This article is from the January issue of Total Politics
Having been chairwoman of the Campaign for Nuclear Disarmament (CND), investigated by MI5, and suspected of being a communist sympathiser, it must have been quite something to arrive at the heart of establishment.
I was advised by members of the CND that I would have far greater power if I stayed within an extra-parliamentary campaign than I would if I arrived in Parliament. That was my challenge, to make Parliament a place where I could achieve things. I’d always believed in the parliamentary system.
You were also an energy minister, which must have been interesting for someone who’d come, pre-Parliament, from the CND.
Yes. That was the most wonderful job I’ve had in my life, I have to say. I’m originally a scientist, which was an enormous help, because I could always understand all of my briefs. Some of the things I was dealing with were very tough indeed, but it was a job I loved. I travelled all over the world, meeting other ministers, trying to push forward the climate change agenda.
How did you feel entering into politics when you had a female prime minister, but one whose politics were very different from yours?
No one can take away from the fact – and I certainly wouldn’t – that Margaret Thatcher broke through the glass ceiling, but she was not a feminist and she was not a sister. She was a woman who didn’t seek either to advance women within her own circle or to advance the position of women within society.
As the first minister for women, what do you think you were able to achieve?
The enduring thing that we achieved was the absolute key aims that we had. One was to improve childcare. Another was to take action on violence against women and also to look at the representation of women. In all of those areas, we set a benchmark, and employed and set up what is now the equalities unit. When Harriet Harman and I were thrown out of government, we continued to fight to make sure that unit, and those strategies, were continued as far as possible. Ours was not a popular brief. People thought we were a waste of space, politically correct or strident, but everything we said in those days has been taken up in different forms. Now, though, there are setbacks. We know that women are suffering the worst from all the economic changes that are happening, that they are particularly disadvantaged. It demonstrates that, sadly, the equalities agenda is not being pursued now with the same vigour.

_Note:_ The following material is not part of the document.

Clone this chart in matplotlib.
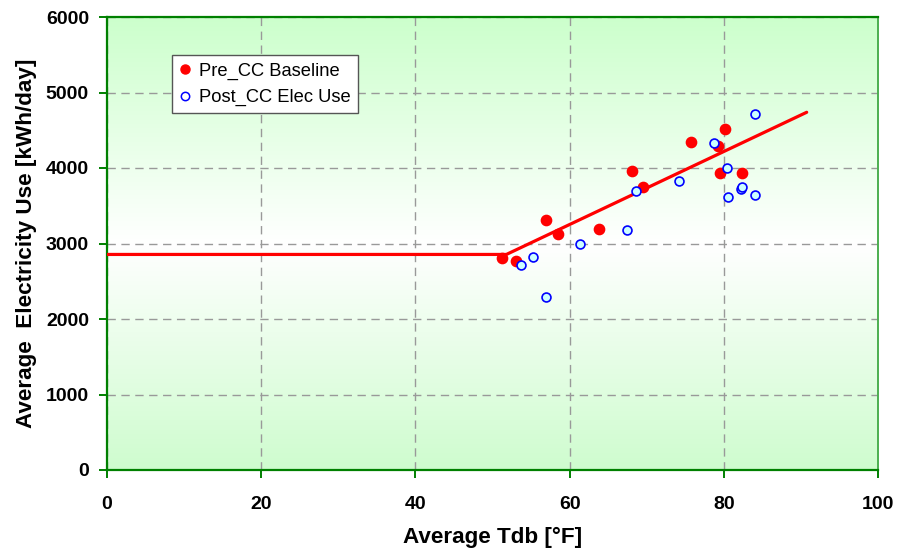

Do you still believe Parliament is the place to achieve things?
Yes. When you’re in government there’s a tremendous sense that you can do things, you can really achieve. Being in government is an enormous privilege, and a really tremendous thing to have done. When you’re an old hand like me, you feel more of the frustration than the achievement, but where else would I be able to make the views of my constituents known other than in this place?